Lo dijo la señora Montessori, citada por todos los pedagogos: «el niño es una planta». E importa no estorbar su desarrollo, su crecimiento. El Maestro es como un jardinero: riega, limpia, poda, abona, recorta.
Pero vamos, señores, a no exagerar. El afán de considerar al niño al modo naturista puede hacernos olvidar que el niño tiene instintos, deseos y hasta malas intenciones a veces, que conviene eliminar. El pecado original es un dogma de nuestra fe. Tratar al chiquillo a baquetazos —palmeta y tente tieso— es una barbaridad. Pero es otra barbaridad dedicarse a contemplar como el niño —estupenda planta— crece en todas las direcciones sin que osemos intervenir directamente (en ocasiones explícita y terminantemente, como un cirujano inclusive) cuando en la organización o en el biologismo del niño surge una purulencia, un absceso, una infección moral. Esa pedagogía que, farisaicamente, se escandaliza cuando todavía se habla de premios y castigos, cuando se propugna una disciplina, cuando se dictaminan unas normas, adolece de bastante bobería, si no es que adolece de otra cosa peor. El Maestro no es un dictador, ni mucho menos un tirano. Pero el Maestro es la autoridad en la Escuela. Y no puede caminar siempre en pos del niño, de los intereses del niño que, con bastante frecuencia, son los caprichos del niño...
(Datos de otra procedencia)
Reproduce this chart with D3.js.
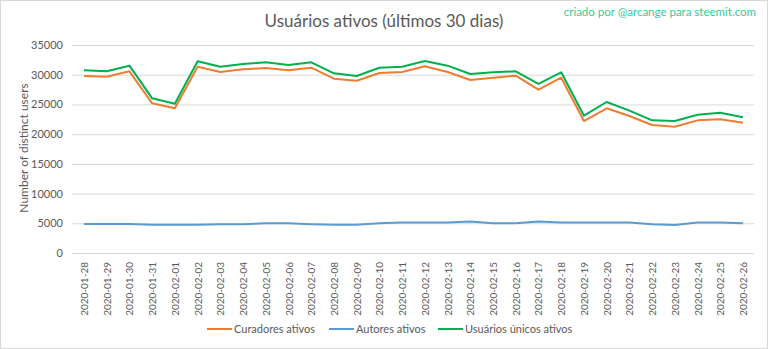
<!DOCTYPE html>
<html><head><meta charset="utf-8">
<script src="https://cdn.jsdelivr.net/npm/d3@7"></script>
<style>
html,body{margin:0;padding:0;background:#fff;}
svg{display:block;font-family:Lato,"Open Sans",sans-serif;}
</style></head>
<body>
<svg id="chart" width="768" height="349"></svg>
<script>
const dates = ["2020-01-28","2020-01-29","2020-01-30","2020-01-31","2020-02-01","2020-02-02","2020-02-03","2020-02-04","2020-02-05","2020-02-06","2020-02-07","2020-02-08","2020-02-09","2020-02-10","2020-02-11","2020-02-12","2020-02-13","2020-02-14","2020-02-15","2020-02-16","2020-02-17","2020-02-18","2020-02-19","2020-02-20","2020-02-21","2020-02-22","2020-02-23","2020-02-24","2020-02-25","2020-02-26"];
const curadores = [29780,29670,30570,25190,24350,31350,30460,30910,31130,30740,31180,29330,28990,30290,30460,31410,30460,29110,29500,29840,27480,29500,22210,24350,23060,21540,21250,22320,22490,21930];
const autores = [4900,4900,4900,4750,4750,4750,4850,4850,5000,5000,4850,4750,4750,5000,5150,5150,5150,5300,5000,5000,5300,5150,5150,5150,5150,4850,4700,5150,5150,5000];
const unicos = [30740,30570,31520,26030,25130,32250,31350,31800,32090,31640,32090,30230,29780,31180,31350,32310,31520,30120,30400,30570,28440,30400,23100,25410,23950,22320,22210,23270,23610,22830];
const yTicks = [0,5000,10000,15000,20000,25000,30000,35000];
const seriesNames = ["Curadores ativos","Autores ativos","Usuários únicos ativos"];
const seriesColors = ["#ED7D31","#5B9BD5","#00B050"];

const svg = d3.select("#chart");
svg.append("rect").attr("x",0.5).attr("y",0.5).attr("width",767).attr("height",348)
  .attr("fill","#fff").attr("stroke","#d9d9d9");

const x = d3.scalePoint().domain(dates).range([84,743]);
const y = d3.scaleLinear().domain([0,35000]).range([253,45]);

// grid
svg.append("g").selectAll("line").data(yTicks).join("line")
  .attr("x1",72).attr("x2",754).attr("y1",d=>y(d)+0.5).attr("y2",d=>y(d)+0.5)
  .attr("stroke","#d9d9d9").attr("stroke-width",1);

// y axis labels
const yAxis = d3.axisLeft(y).tickValues(yTicks).tickSize(0).tickPadding(0).tickFormat(d3.format("d"));
const ya = svg.append("g").attr("transform","translate(63,0)").call(yAxis);
ya.select(".domain").remove();
ya.selectAll("text").attr("fill","#595959").style("font-size","11px").style("font-family","Lato,'Open Sans',sans-serif");

// x axis labels
const xAxis = d3.axisBottom(x).tickSize(0).tickPadding(0);
const xa = svg.append("g").attr("transform","translate(0,262)").call(xAxis);
xa.select(".domain").remove();
xa.selectAll("text").attr("fill","#595959").style("font-size","10px")
  .style("font-family","Lato,'Open Sans',sans-serif")
  .attr("text-anchor","end").attr("transform","rotate(-90)")
  .attr("x",0).attr("y",0).attr("dx",0).attr("dy","0.35em");

// y title
svg.append("text").attr("transform","translate(28,148) rotate(-90)")
  .attr("text-anchor","middle").attr("fill","#595959").style("font-size","12px")
  .text("Number of distinct users");

// title
svg.append("text").attr("x",384).attr("y",27).attr("text-anchor","middle")
  .attr("fill","#595959").style("font-size","17px").text("Usuários ativos (últimos 30 dias)");
svg.append("text").attr("x",756).attr("y",16).attr("text-anchor","end")
  .attr("fill","#33cc99").style("font-size","11.5px").text("criado por @arcange para steemit.com");

// lines
const line = d3.line().x((d,i)=>x(dates[i])).y(d=>y(d));
[curadores,autores,unicos].forEach((s,i)=>{
  svg.append("path").datum(s).attr("d",line).attr("fill","none")
    .attr("stroke",seriesColors[i]).attr("stroke-width",2).attr("stroke-linejoin","round");
});

// legend
const legX = [207,329,438];
const lg = svg.append("g");
seriesNames.forEach((n,i)=>{
  lg.append("line").attr("x1",legX[i]).attr("x2",legX[i]+25).attr("y1",329).attr("y2",329)
    .attr("stroke",seriesColors[i]).attr("stroke-width",2);
  lg.append("text").attr("x",legX[i]+27).attr("y",333).attr("fill","#595959")
    .style("font-size","11px").text(n);
});
</script>
</body></html>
La pedagogía moderna trata, con loable afán, de establecer en la escuela una disciplina interna, de responsabilidad de los educandos: una disciplina, por decirlo así, endoesquelética que sustituya a la dermatoesquelética u ortopédica de antaño. La disciplina —se dice— es una función. Y una función que surge sobre la marcha, por necesidad interna reclamada, demandada por el quehacer escolar.
—¿Los niños hacen en la escuela lo que quieren? —preguntaban una vez a Claparede, propugnador de esta disciplina funcional.
Y Claparede, contestó:
—No; es que quieren lo que hacen.
Es verdaderamente ideal que podamos llegar a una escuela en que el Maestro se limite a orientar y a despertar intereses; una escuela de niños responsables convencidos de que hacen lo que quieren porque quieren lo que hacen. Pero reconozcamos que, en no pocas ocasiones, esto representa una utopía. Y que a la disciplina interna, auto responsable, funcional, hay que unir, con frecuencia, la disciplina hecha de normas constantes y sonantes, claras, precisas, razonables, a las que el niño ha de someterse. Porque para eso le mandan a la escuela. Y porque, desde luego, el niño no es perfecto por naturaleza y no siempre es capaz, por sí mismo, de responsabilizarse enteramente de sus actos. Libertad en la escuela, sí, pero con condiciones, con muchas condiciones. (Si el niño en la escuela está ya tan «formado» que es idóneo para gobernarse por sí mismo, es que está ya educado. Pero si está ya educado, ¿para qué lo llevamos a la escuela?...)
¡Ay! La experiencia nos muestra una sociedad de hombres adultos completamente irresponsables. Se dice que esto acaece porque desde la escuela no han aprendido a ser responsables. Magnífico. Enseñemos en la escuela la responsabilidad con su correlativo de libertad. Pero, ¡cuidado! El niño no es, nada más, una planta que crece y crece, a la que no hay que estorbar. El niño —lo sabemos los cristianos— lleva en germen la potencia para el bien y la potencia para el mal. Por eso, si el Maestro es un jardinero, no ha de ser como esos jardineros que se limitan a regar. Ha de ser como los que, llegado el caso, se afanan también en desarraigar.